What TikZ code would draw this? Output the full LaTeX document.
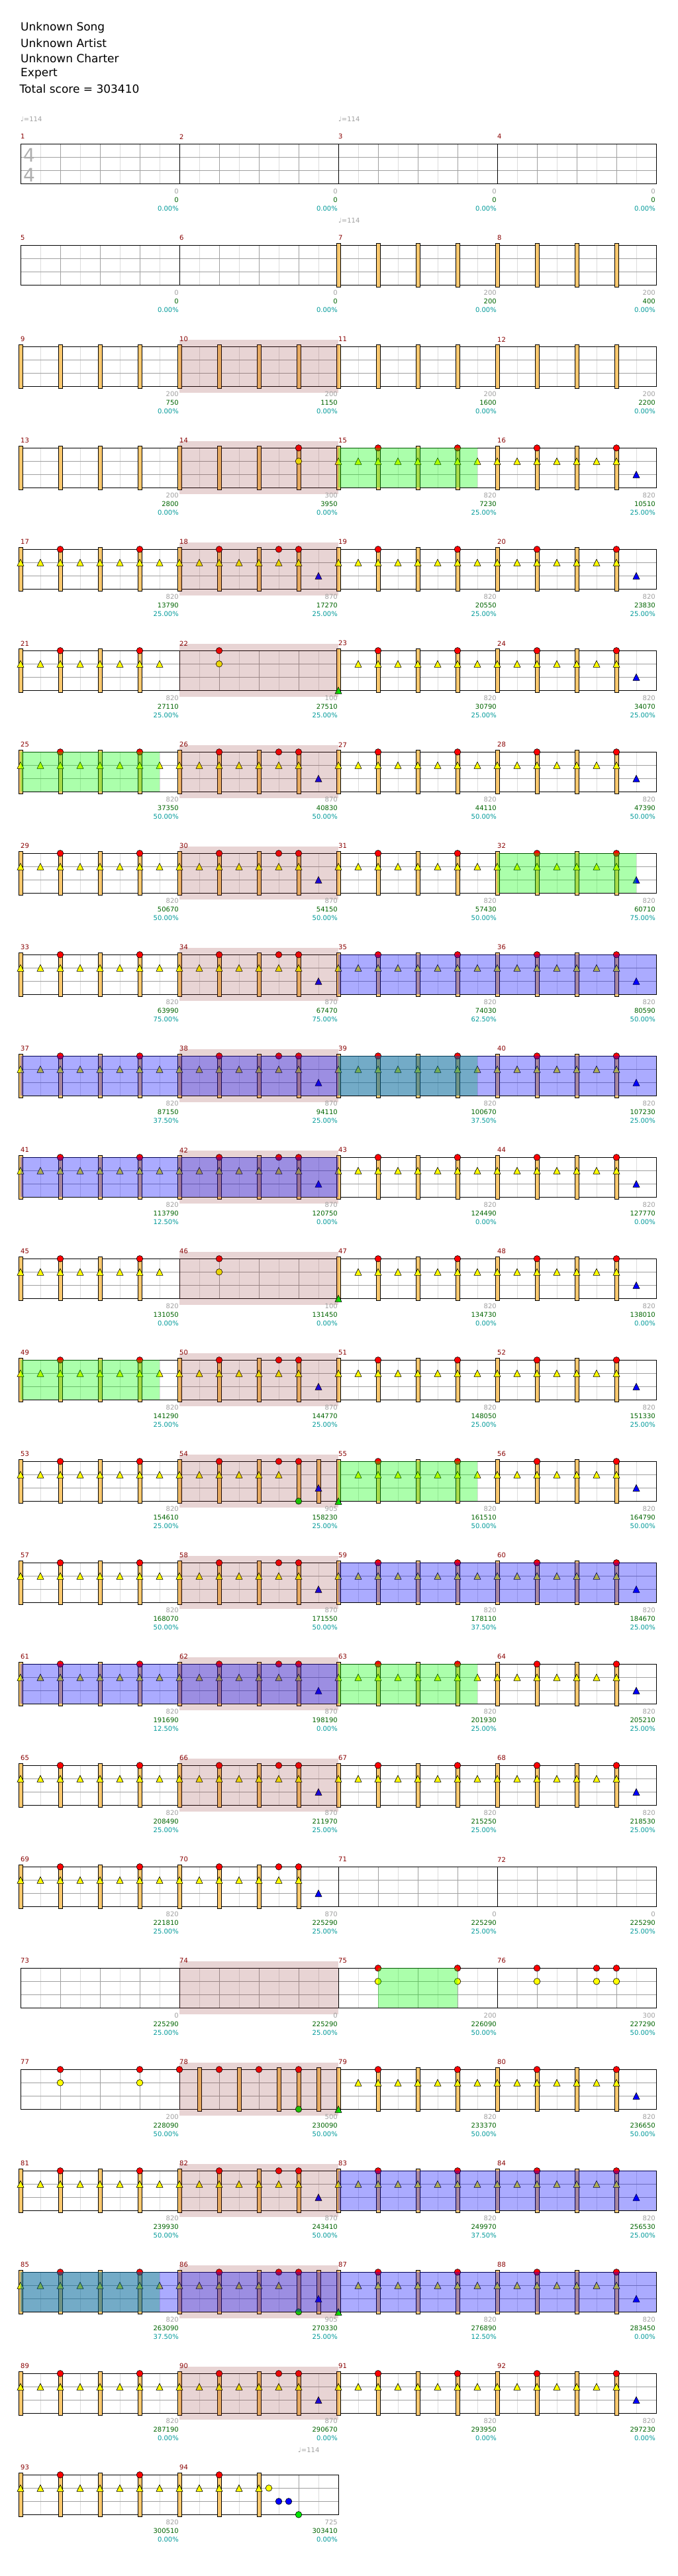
\documentclass[tikz,border=0pt]{standalone}
\usepackage{fontspec}
\setmainfont{DejaVu Sans}
\usepackage{tikz}
\usepackage{xcolor}
\definecolor{cmeasure}{RGB}{136,0,0}
\definecolor{cgridlight}{RGB}{220,220,220}
\definecolor{cgrid}{RGB}{160,160,160}
\definecolor{cbar}{RGB}{250,200,110}
\definecolor{cred}{RGB}{255,0,0}
\definecolor{cyellow}{RGB}{255,255,0}
\definecolor{cblue}{RGB}{0,0,255}
\definecolor{cgreen}{RGB}{0,230,0}
\definecolor{cbase}{RGB}{160,160,160}
\definecolor{ctotal}{RGB}{0,100,0}
\definecolor{cpercent}{RGB}{0,153,153}
\definecolor{cfill}{RGB}{140,40,40}
\tikzstyle{eighthline} = [draw=cgridlight, line width=1pt]
\tikzstyle{beatline} = [draw=cgrid, line width=1pt]
\tikzstyle{staffline} = [draw=black, line width=1pt]
\tikzstyle{beatbar} = [fill=cbar, draw=black, line width=0.8pt]
\tikzstyle{hit} = [draw=black, line width=0.6pt]
\tikzstyle{measnum} = [anchor=west, inner sep=0pt, text=cmeasure, font=\fontsize{10}{12}\selectfont]
\tikzstyle{pts} = [anchor=east, inner sep=0pt, font=\fontsize{10}{12}\selectfont]
\tikzstyle{tempo} = [anchor=west, inner sep=0pt, text=cgrid, font=\fontsize{10}{12}\selectfont]
\tikzstyle{header} = [anchor=west, inner sep=0pt, font=\fontsize{17}{20}\selectfont]
\tikzstyle{timesig} = [inner sep=0pt, text=cgrid!85!white, font=\fontsize{28}{30}\selectfont]
\tikzstyle{fillzone} = [fill=cfill, fill opacity=0.2]
\tikzstyle{starzone} = [fill=green, fill opacity=0.33]
\tikzstyle{bonuszone} = [fill=blue, fill opacity=0.33]

% staff of #1 measures, first measure number #2
\newcommand{\staffrow}[2]{%
  \pgfmathtruncatemacro\lastei{8*#1-1}%
  \pgfmathtruncatemacro\lastm{#1-1}%
  \pgfmathsetmacro\staffend{31+240*#1}%
  \foreach \i in {1,...,\lastei} \draw[eighthline] ({31+30*\i},0) -- ++(0,60);
  \foreach \i in {2,4,...,\lastei} \draw[beatline] ({31+30*\i},0) -- ++(0,60);
  \draw[beatline] (31,20) -- (\staffend,20) (31,40) -- (\staffend,40);
  \draw[staffline] (31,0) rectangle (\staffend,60);
  \foreach \j in {1,...,\lastm} \draw[staffline] ({31+240*\j},0) -- ++(0,60);
  \foreach \j in {0,...,\lastm} {\pgfmathtruncatemacro\n{#2+\j}\node[measnum] (m\n) at ({31+240*\j},-11) {\n};}
}
% beat bars, measure #1, eighths #2
\newcommand{\beatbars}[2]{\foreach \i in {#2} \filldraw[beatbar] ({31+240*#1+30*\i-3},-3) rectangle ++(6,66);}
% colour, measure, lane, eighths
\newcommand{\hitgem}[4]{\foreach \i in {#4} \filldraw[hit,fill=#1] ({31+240*#2+30*\i},{20*#3}) circle (4.8pt);}
\newcommand{\hittri}[4]{\foreach \i in {#4} \filldraw[hit,fill=#1] ({31+240*#2+30*\i},{20*#3-5}) -- ++(5,10) -- ++(-10,0) -- cycle;}
\newcommand{\stab}[2]{\hitgem{cred}{#1}{0}{#2}\hitgem{cyellow}{#1}{1}{#2}}
% measure patterns
\newcommand{\groove}[1]{\beatbars{#1}{0,2,4,6}\hittri{cyellow}{#1}{1}{0,...,7}\hitgem{cred}{#1}{0}{2,6}}
\newcommand{\grooveend}[1]{\beatbars{#1}{0,2,4,6}\hittri{cyellow}{#1}{1}{0,...,6}\hitgem{cred}{#1}{0}{2,6}\hittri{cblue}{#1}{2}{7}}
\newcommand{\drumfill}[1]{\beatbars{#1}{0,2,4,6}\hittri{cyellow}{#1}{1}{0,...,6}\hitgem{cred}{#1}{0}{2,5,6}\hittri{cblue}{#1}{2}{7}}
\newcommand{\kickfill}[1]{\beatbars{#1}{0,2,4,6,7}\hittri{cyellow}{#1}{1}{0,...,5}\hitgem{cred}{#1}{0}{2,5,6}\hitgem{cgreen}{#1}{3}{6}\hittri{cblue}{#1}{2}{7}}
\newcommand{\crashin}[1]{\beatbars{#1}{0,2,4,6}\hittri{cgreen}{#1}{3}{0}\hittri{cyellow}{#1}{1}{1,...,7}\hitgem{cred}{#1}{0}{2,6}}
\newcommand{\standard}{\groove{0}\drumfill{1}\groove{2}\grooveend{3}}
% shaded zones
\newcommand{\fillshade}[1]{\fill[fillzone] ({31+240*#1},-10) rectangle ++(240,80);}
\newcommand{\starshade}[3]{\fill[starzone] ({31+240*#1+30*#2},0) rectangle ({31+240*#1+30*#3},60);}
\newcommand{\bonusshade}[2]{\fill[bonuszone] ({31+240*#1},0) rectangle ({31+240*(#2+1)},60);}
% scores under each measure
\newcommand{\rowscores}[2]{\foreach \j/\vbase/\vtot/\vpct in {#2} {%
  \pgfmathtruncatemacro\n{#1+\j}\pgfmathsetmacro\sx{30+240*(\j+1)}%
  \node[pts, text=cbase] (base\n) at (\sx,72) {\vbase};
  \node[pts, text=ctotal] (total\n) at (\sx,85) {\vtot};
  \node[pts, text=cpercent] (pct\n) at (\sx,98) {\vpct\%};}}

\begin{document}
\begin{tikzpicture}[x=1pt, y=-1pt]
\useasboundingbox (0,0) rectangle (1024,3889);
% Chart header
\node[header] (song) at (31,42.3) {Unknown Song};
\node[header] (artist) at (31,65) {Unknown Artist};
\node[header] (charter) at (31,88) {Unknown Charter};
\node[header] (level) at (31,111) {Expert};
\node[header] (total) at (29.5,134.3) {Total score = 303410};

% Measures 1-4
\begin{scope}[shift={(0,217.3)}]
\staffrow{4}{1}
\node[timesig] (sigtop) at (44,17) {4};
\node[timesig] (sigbot) at (44,47) {4};
\node[tempo] (bpm1) at (31,-37) {♩=114};
\node[tempo] (bpm3) at (511,-37) {♩=114};
\rowscores{1}{0/0/0/0.00,1/0/0/0.00,2/0/0/0.00,3/0/0/0.00}
\end{scope}

% Measures 5-8
\begin{scope}[shift={(0,370.3)}]
\staffrow{4}{5}
\node[tempo] (bpm7) at (511,-37) {♩=114};
\beatbars{2}{0,2,4,6}\beatbars{3}{0,2,4,6}
\rowscores{5}{0/0/0/0.00,1/0/0/0.00,2/200/200/0.00,3/200/400/0.00}
\end{scope}

% Measures 9-12
\begin{scope}[shift={(0,523.3)}]
\staffrow{4}{9}
\foreach \k in {0,...,3} {\beatbars{\k}{0,2,4,6}}
\fillshade{1}
\rowscores{9}{0/200/750/0.00,1/200/1150/0.00,2/200/1600/0.00,3/200/2200/0.00}
\end{scope}

% Measures 13-16
\begin{scope}[shift={(0,676.3)}]
\staffrow{4}{13}
\beatbars{0}{0,2,4,6}\beatbars{1}{0,2,4,6}\stab{1}{6}\groove{2}\grooveend{3}
\fillshade{1}\starshade{2}{0}{7}
\rowscores{13}{0/200/2800/0.00,1/300/3950/0.00,2/820/7230/25.00,3/820/10510/25.00}
\end{scope}

% Measures 17-20
\begin{scope}[shift={(0,829.3)}]
\staffrow{4}{17}
\standard
\fillshade{1}
\rowscores{17}{0/820/13790/25.00,1/870/17270/25.00,2/820/20550/25.00,3/820/23830/25.00}
\end{scope}

% Measures 21-24
\begin{scope}[shift={(0,982.3)}]
\staffrow{4}{21}
\groove{0}\stab{1}{2}\crashin{2}\grooveend{3}
\fillshade{1}
\rowscores{21}{0/820/27110/25.00,1/100/27510/25.00,2/820/30790/25.00,3/820/34070/25.00}
\end{scope}

% Measures 25-28
\begin{scope}[shift={(0,1135.3)}]
\staffrow{4}{25}
\standard
\fillshade{1}\starshade{0}{0}{7}
\rowscores{25}{0/820/37350/50.00,1/870/40830/50.00,2/820/44110/50.00,3/820/47390/50.00}
\end{scope}

% Measures 29-32
\begin{scope}[shift={(0,1288.3)}]
\staffrow{4}{29}
\standard
\fillshade{1}\starshade{3}{0}{7}
\rowscores{29}{0/820/50670/50.00,1/870/54150/50.00,2/820/57430/50.00,3/820/60710/75.00}
\end{scope}

% Measures 33-36
\begin{scope}[shift={(0,1441.3)}]
\staffrow{4}{33}
\standard
\fillshade{1}\bonusshade{2}{3}
\rowscores{33}{0/820/63990/75.00,1/870/67470/75.00,2/820/74030/62.50,3/820/80590/50.00}
\end{scope}

% Measures 37-40
\begin{scope}[shift={(0,1594.3)}]
\staffrow{4}{37}
\standard
\fillshade{1}\starshade{2}{0}{7}\bonusshade{0}{3}
\rowscores{37}{0/820/87150/37.50,1/870/94110/25.00,2/820/100670/37.50,3/820/107230/25.00}
\end{scope}

% Measures 41-44
\begin{scope}[shift={(0,1747.3)}]
\staffrow{4}{41}
\standard
\fillshade{1}\bonusshade{0}{1}
\rowscores{41}{0/820/113790/12.50,1/870/120750/0.00,2/820/124490/0.00,3/820/127770/0.00}
\end{scope}

% Measures 45-48
\begin{scope}[shift={(0,1900.3)}]
\staffrow{4}{45}
\groove{0}\stab{1}{2}\crashin{2}\grooveend{3}
\fillshade{1}
\rowscores{45}{0/820/131050/0.00,1/100/131450/0.00,2/820/134730/0.00,3/820/138010/0.00}
\end{scope}

% Measures 49-52
\begin{scope}[shift={(0,2053.3)}]
\staffrow{4}{49}
\standard
\fillshade{1}\starshade{0}{0}{7}
\rowscores{49}{0/820/141290/25.00,1/870/144770/25.00,2/820/148050/25.00,3/820/151330/25.00}
\end{scope}

% Measures 53-56
\begin{scope}[shift={(0,2206.3)}]
\staffrow{4}{53}
\groove{0}\kickfill{1}\crashin{2}\grooveend{3}
\fillshade{1}\starshade{2}{0}{7}
\rowscores{53}{0/820/154610/25.00,1/905/158230/25.00,2/820/161510/50.00,3/820/164790/50.00}
\end{scope}

% Measures 57-60
\begin{scope}[shift={(0,2359.3)}]
\staffrow{4}{57}
\standard
\fillshade{1}\bonusshade{2}{3}
\rowscores{57}{0/820/168070/50.00,1/870/171550/50.00,2/820/178110/37.50,3/820/184670/25.00}
\end{scope}

% Measures 61-64
\begin{scope}[shift={(0,2512.3)}]
\staffrow{4}{61}
\standard
\fillshade{1}\starshade{2}{0}{7}\bonusshade{0}{1}
\rowscores{61}{0/820/191690/12.50,1/870/198190/0.00,2/820/201930/25.00,3/820/205210/25.00}
\end{scope}

% Measures 65-68
\begin{scope}[shift={(0,2665.3)}]
\staffrow{4}{65}
\standard
\fillshade{1}
\rowscores{65}{0/820/208490/25.00,1/870/211970/25.00,2/820/215250/25.00,3/820/218530/25.00}
\end{scope}

% Measures 69-72
\begin{scope}[shift={(0,2818.3)}]
\staffrow{4}{69}
\groove{0}\drumfill{1}
\rowscores{69}{0/820/221810/25.00,1/870/225290/25.00,2/0/225290/25.00,3/0/225290/25.00}
\end{scope}

% Measures 73-76
\begin{scope}[shift={(0,2971.3)}]
\staffrow{4}{73}
\stab{2}{2,6}\stab{3}{2,5,6}
\fillshade{1}\starshade{2}{2}{6}
\rowscores{73}{0/0/225290/25.00,1/0/225290/25.00,2/200/226090/50.00,3/300/227290/50.00}
\end{scope}

% Measures 77-80
\begin{scope}[shift={(0,3124.3)}]
\staffrow{4}{77}
\stab{0}{2,6}
\beatbars{1}{1,3,5,6,7}\hitgem{cred}{1}{0}{0,2,4,6}\hitgem{cgreen}{1}{3}{6}
\crashin{2}\grooveend{3}
\fillshade{1}
\rowscores{77}{0/200/228090/50.00,1/500/230090/50.00,2/820/233370/50.00,3/820/236650/50.00}
\end{scope}

% Measures 81-84
\begin{scope}[shift={(0,3277.3)}]
\staffrow{4}{81}
\standard
\fillshade{1}\bonusshade{2}{3}
\rowscores{81}{0/820/239930/50.00,1/870/243410/50.00,2/820/249970/37.50,3/820/256530/25.00}
\end{scope}

% Measures 85-88
\begin{scope}[shift={(0,3430.3)}]
\staffrow{4}{85}
\groove{0}\kickfill{1}\crashin{2}\grooveend{3}
\fillshade{1}\starshade{0}{0}{7}\bonusshade{0}{3}
\rowscores{85}{0/820/263090/37.50,1/905/270330/25.00,2/820/276890/12.50,3/820/283450/0.00}
\end{scope}

% Measures 89-92
\begin{scope}[shift={(0,3583.3)}]
\staffrow{4}{89}
\standard
\fillshade{1}
\rowscores{89}{0/820/287190/0.00,1/870/290670/0.00,2/820/293950/0.00,3/820/297230/0.00}
\end{scope}

% Measures 93-94
\begin{scope}[shift={(0,3736.3)}]
\staffrow{2}{93}
\node[tempo] (bpm94) at (450,-37) {♩=114};
\groove{0}
\beatbars{1}{0,2,4}\hittri{cyellow}{1}{1}{0,...,4}\hitgem{cred}{1}{0}{2}
\hitgem{cyellow}{1}{1}{4.5}\hitgem{cblue}{1}{2}{5,5.5}\hitgem{cgreen}{1}{3}{6}
\rowscores{93}{0/820/300510/0.00,1/725/303410/0.00}
\end{scope}
\end{tikzpicture}
\end{document}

§ Brief
Up to and including the line with "[fill=blue, fill opacity=0.33]", copy the data above from its first line. Skip pictures.

§ Final result
What TikZ code would draw this? Output the full LaTeX document.
\documentclass[tikz,border=0pt]{standalone}
\usepackage{fontspec}
\setmainfont{DejaVu Sans}
\usepackage{tikz}
\usepackage{xcolor}
\definecolor{cmeasure}{RGB}{136,0,0}
\definecolor{cgridlight}{RGB}{220,220,220}
\definecolor{cgrid}{RGB}{160,160,160}
\definecolor{cbar}{RGB}{250,200,110}
\definecolor{cred}{RGB}{255,0,0}
\definecolor{cyellow}{RGB}{255,255,0}
\definecolor{cblue}{RGB}{0,0,255}
\definecolor{cgreen}{RGB}{0,230,0}
\definecolor{cbase}{RGB}{160,160,160}
\definecolor{ctotal}{RGB}{0,100,0}
\definecolor{cpercent}{RGB}{0,153,153}
\definecolor{cfill}{RGB}{140,40,40}
\tikzstyle{eighthline} = [draw=cgridlight, line width=1pt]
\tikzstyle{beatline} = [draw=cgrid, line width=1pt]
\tikzstyle{staffline} = [draw=black, line width=1pt]
\tikzstyle{beatbar} = [fill=cbar, draw=black, line width=0.8pt]
\tikzstyle{hit} = [draw=black, line width=0.6pt]
\tikzstyle{measnum} = [anchor=west, inner sep=0pt, text=cmeasure, font=\fontsize{10}{12}\selectfont]
\tikzstyle{pts} = [anchor=east, inner sep=0pt, font=\fontsize{10}{12}\selectfont]
\tikzstyle{tempo} = [anchor=west, inner sep=0pt, text=cgrid, font=\fontsize{10}{12}\selectfont]
\tikzstyle{header} = [anchor=west, inner sep=0pt, font=\fontsize{17}{20}\selectfont]
\tikzstyle{timesig} = [inner sep=0pt, text=cgrid!85!white, font=\fontsize{28}{30}\selectfont]
\tikzstyle{fillzone} = [fill=cfill, fill opacity=0.2]
\tikzstyle{starzone} = [fill=green, fill opacity=0.33]
\tikzstyle{bonuszone} = [fill=blue, fill opacity=0.33]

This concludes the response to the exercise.